_What you are asked to do:_ Look through the data below. Collect every line where the word "with" occurs.

┏━━

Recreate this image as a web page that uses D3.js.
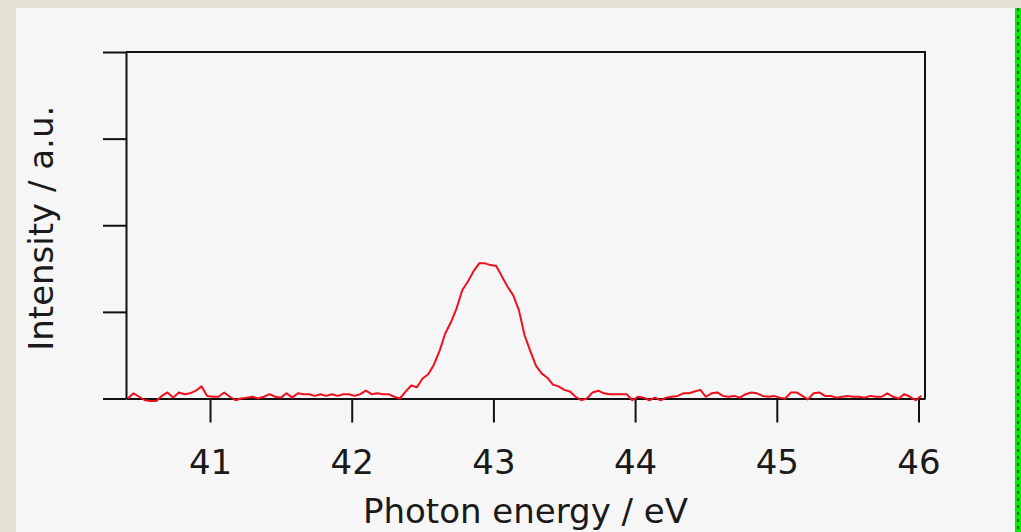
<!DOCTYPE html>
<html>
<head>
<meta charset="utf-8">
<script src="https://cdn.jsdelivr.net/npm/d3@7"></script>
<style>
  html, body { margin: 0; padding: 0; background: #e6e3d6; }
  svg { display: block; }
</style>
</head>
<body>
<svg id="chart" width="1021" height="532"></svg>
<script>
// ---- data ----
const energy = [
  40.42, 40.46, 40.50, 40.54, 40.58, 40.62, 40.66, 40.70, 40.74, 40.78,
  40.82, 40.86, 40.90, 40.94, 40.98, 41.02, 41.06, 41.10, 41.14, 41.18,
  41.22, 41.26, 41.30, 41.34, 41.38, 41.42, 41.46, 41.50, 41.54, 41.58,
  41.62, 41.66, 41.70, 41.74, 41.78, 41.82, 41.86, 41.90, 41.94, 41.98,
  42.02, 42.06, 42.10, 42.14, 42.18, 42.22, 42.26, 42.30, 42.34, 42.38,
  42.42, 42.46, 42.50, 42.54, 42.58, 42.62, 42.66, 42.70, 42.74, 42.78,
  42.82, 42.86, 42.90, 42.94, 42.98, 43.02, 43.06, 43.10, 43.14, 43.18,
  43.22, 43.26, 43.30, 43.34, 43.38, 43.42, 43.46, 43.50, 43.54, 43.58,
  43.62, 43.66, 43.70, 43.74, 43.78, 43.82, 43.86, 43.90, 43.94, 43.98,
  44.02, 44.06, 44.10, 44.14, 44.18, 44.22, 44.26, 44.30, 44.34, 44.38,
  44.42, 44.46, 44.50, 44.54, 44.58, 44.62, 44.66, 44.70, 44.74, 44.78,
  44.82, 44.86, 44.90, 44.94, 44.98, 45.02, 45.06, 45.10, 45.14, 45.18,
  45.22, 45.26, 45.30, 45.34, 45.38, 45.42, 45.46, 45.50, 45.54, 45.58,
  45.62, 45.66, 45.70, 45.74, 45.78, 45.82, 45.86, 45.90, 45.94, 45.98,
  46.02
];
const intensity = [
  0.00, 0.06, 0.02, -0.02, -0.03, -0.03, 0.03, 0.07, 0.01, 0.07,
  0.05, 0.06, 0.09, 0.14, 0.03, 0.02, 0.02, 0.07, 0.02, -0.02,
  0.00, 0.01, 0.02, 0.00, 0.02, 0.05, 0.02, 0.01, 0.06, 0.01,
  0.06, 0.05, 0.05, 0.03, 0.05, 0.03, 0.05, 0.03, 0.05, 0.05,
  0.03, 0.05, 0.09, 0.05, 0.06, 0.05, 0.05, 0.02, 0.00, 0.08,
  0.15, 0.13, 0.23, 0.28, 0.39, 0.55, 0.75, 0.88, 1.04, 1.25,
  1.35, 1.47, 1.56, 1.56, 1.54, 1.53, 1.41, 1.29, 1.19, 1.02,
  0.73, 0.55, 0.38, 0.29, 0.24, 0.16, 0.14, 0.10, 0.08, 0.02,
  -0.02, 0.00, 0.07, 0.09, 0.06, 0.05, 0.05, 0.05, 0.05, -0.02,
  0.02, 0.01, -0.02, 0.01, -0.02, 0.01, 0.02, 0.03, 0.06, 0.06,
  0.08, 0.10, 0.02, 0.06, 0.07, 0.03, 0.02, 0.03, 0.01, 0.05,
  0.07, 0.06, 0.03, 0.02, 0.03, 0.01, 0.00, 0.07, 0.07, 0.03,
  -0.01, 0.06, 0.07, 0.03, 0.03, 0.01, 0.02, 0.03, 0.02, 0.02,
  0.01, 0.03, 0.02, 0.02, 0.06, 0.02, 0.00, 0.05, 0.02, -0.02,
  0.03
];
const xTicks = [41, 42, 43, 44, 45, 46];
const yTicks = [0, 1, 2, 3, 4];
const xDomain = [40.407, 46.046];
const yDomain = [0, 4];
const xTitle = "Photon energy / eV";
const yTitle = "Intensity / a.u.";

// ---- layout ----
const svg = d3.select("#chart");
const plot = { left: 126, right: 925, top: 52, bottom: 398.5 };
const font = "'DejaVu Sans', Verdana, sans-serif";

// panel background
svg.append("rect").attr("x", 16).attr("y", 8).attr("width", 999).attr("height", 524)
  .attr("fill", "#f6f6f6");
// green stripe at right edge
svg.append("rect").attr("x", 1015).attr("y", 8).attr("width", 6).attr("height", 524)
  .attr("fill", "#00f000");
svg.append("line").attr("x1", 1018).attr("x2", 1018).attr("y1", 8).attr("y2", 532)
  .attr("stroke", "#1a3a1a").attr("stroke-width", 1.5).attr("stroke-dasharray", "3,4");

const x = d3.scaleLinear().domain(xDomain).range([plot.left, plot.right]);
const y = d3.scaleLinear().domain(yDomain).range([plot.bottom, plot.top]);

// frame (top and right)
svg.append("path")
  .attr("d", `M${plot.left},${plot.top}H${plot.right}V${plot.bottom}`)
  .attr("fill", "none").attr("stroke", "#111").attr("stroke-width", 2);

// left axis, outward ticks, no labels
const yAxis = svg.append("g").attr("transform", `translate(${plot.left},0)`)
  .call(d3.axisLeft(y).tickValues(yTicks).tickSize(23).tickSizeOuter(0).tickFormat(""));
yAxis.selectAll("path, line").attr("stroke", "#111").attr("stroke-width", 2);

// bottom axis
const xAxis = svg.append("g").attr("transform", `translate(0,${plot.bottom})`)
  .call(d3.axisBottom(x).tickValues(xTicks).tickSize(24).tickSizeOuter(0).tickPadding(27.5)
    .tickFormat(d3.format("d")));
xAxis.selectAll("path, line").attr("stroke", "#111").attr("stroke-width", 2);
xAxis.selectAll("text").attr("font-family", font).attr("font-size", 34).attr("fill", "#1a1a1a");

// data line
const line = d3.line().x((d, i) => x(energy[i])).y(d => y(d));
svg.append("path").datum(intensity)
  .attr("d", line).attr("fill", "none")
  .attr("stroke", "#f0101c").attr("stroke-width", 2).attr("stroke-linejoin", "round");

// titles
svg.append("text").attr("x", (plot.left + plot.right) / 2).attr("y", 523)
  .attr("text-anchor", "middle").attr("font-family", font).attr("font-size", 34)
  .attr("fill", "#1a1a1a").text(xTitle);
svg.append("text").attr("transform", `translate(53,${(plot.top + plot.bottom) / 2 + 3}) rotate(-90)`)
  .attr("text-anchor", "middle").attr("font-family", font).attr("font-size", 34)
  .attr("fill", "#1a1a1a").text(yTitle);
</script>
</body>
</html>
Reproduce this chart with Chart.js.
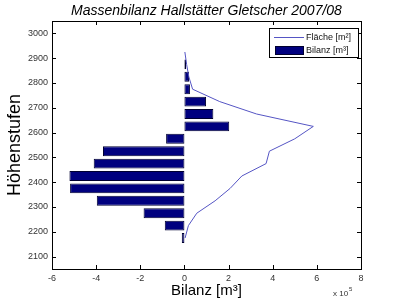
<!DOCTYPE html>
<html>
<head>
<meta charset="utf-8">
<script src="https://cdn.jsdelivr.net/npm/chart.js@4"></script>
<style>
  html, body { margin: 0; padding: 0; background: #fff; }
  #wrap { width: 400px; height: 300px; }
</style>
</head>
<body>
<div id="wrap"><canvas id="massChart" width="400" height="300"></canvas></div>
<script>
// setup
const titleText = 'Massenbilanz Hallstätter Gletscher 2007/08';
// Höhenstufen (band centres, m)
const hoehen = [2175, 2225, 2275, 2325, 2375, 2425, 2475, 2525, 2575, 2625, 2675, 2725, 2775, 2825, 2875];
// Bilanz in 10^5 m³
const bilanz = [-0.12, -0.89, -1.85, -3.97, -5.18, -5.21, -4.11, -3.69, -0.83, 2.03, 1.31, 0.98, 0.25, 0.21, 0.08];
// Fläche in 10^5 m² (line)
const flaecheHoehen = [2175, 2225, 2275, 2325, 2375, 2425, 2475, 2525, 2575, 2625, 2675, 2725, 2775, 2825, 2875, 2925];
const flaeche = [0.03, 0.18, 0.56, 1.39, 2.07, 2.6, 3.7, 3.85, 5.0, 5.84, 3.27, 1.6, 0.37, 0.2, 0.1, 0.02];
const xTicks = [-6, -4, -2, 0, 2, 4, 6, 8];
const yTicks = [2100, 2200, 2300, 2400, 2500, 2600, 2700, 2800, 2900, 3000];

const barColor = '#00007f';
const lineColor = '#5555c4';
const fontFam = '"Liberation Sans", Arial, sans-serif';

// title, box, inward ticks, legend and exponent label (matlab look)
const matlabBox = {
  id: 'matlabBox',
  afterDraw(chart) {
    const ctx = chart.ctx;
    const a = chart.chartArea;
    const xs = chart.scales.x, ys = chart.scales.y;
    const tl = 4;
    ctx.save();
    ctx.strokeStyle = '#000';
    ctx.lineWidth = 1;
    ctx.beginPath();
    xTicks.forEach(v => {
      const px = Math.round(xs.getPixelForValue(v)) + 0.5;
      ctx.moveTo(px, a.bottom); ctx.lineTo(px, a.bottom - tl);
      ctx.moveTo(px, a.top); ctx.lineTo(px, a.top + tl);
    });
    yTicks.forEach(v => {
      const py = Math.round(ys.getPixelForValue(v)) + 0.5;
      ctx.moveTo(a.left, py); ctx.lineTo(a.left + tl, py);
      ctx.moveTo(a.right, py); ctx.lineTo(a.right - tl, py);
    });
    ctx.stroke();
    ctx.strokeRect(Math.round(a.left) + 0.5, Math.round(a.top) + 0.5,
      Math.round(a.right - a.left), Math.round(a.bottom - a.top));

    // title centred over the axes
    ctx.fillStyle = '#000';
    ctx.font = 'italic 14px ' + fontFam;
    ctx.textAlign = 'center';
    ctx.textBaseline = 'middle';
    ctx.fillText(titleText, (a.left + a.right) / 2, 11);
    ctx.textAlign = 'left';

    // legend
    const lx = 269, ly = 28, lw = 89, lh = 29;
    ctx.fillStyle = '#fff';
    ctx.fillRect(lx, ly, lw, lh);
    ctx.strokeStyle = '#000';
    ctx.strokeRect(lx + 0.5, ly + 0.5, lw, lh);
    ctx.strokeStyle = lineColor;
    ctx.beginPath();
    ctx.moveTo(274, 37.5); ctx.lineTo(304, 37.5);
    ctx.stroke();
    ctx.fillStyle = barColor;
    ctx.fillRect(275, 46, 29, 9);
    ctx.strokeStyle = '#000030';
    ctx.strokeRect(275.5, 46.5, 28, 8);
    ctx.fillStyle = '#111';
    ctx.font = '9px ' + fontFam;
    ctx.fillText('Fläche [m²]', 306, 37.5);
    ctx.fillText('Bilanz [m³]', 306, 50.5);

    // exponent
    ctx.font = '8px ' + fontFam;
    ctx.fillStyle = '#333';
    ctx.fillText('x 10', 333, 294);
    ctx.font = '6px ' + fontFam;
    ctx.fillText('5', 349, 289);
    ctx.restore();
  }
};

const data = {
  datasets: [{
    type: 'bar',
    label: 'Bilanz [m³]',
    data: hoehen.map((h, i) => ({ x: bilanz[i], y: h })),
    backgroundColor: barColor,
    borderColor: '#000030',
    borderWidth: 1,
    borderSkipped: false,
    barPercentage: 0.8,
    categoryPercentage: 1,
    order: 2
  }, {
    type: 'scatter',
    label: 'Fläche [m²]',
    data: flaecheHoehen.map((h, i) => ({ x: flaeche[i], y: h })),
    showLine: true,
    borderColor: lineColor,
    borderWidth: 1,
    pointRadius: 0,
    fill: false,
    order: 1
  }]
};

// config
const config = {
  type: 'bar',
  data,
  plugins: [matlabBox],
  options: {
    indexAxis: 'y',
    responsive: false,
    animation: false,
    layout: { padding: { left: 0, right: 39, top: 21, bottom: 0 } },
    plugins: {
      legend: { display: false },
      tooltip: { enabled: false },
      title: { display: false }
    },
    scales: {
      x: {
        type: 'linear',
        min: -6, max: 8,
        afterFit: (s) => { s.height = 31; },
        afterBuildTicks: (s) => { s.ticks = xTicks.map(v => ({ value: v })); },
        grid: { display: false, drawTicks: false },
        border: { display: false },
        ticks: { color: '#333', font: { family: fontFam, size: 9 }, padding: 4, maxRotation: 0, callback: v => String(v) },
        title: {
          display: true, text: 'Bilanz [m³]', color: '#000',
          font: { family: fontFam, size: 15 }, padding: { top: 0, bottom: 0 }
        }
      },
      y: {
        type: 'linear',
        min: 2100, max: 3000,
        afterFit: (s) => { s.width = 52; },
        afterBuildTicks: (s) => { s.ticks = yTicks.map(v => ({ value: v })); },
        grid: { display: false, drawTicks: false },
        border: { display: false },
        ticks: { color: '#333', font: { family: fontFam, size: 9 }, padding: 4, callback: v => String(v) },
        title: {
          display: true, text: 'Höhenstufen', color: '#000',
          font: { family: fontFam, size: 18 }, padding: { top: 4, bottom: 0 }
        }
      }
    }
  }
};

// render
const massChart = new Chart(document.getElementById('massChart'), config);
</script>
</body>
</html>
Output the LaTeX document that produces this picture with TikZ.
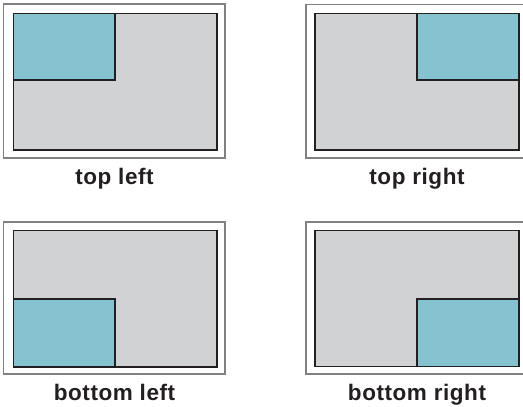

┗━━

_Result:_
Reproduce this chart with Chart.js.
Output the LaTeX document that produces this picture with TikZ.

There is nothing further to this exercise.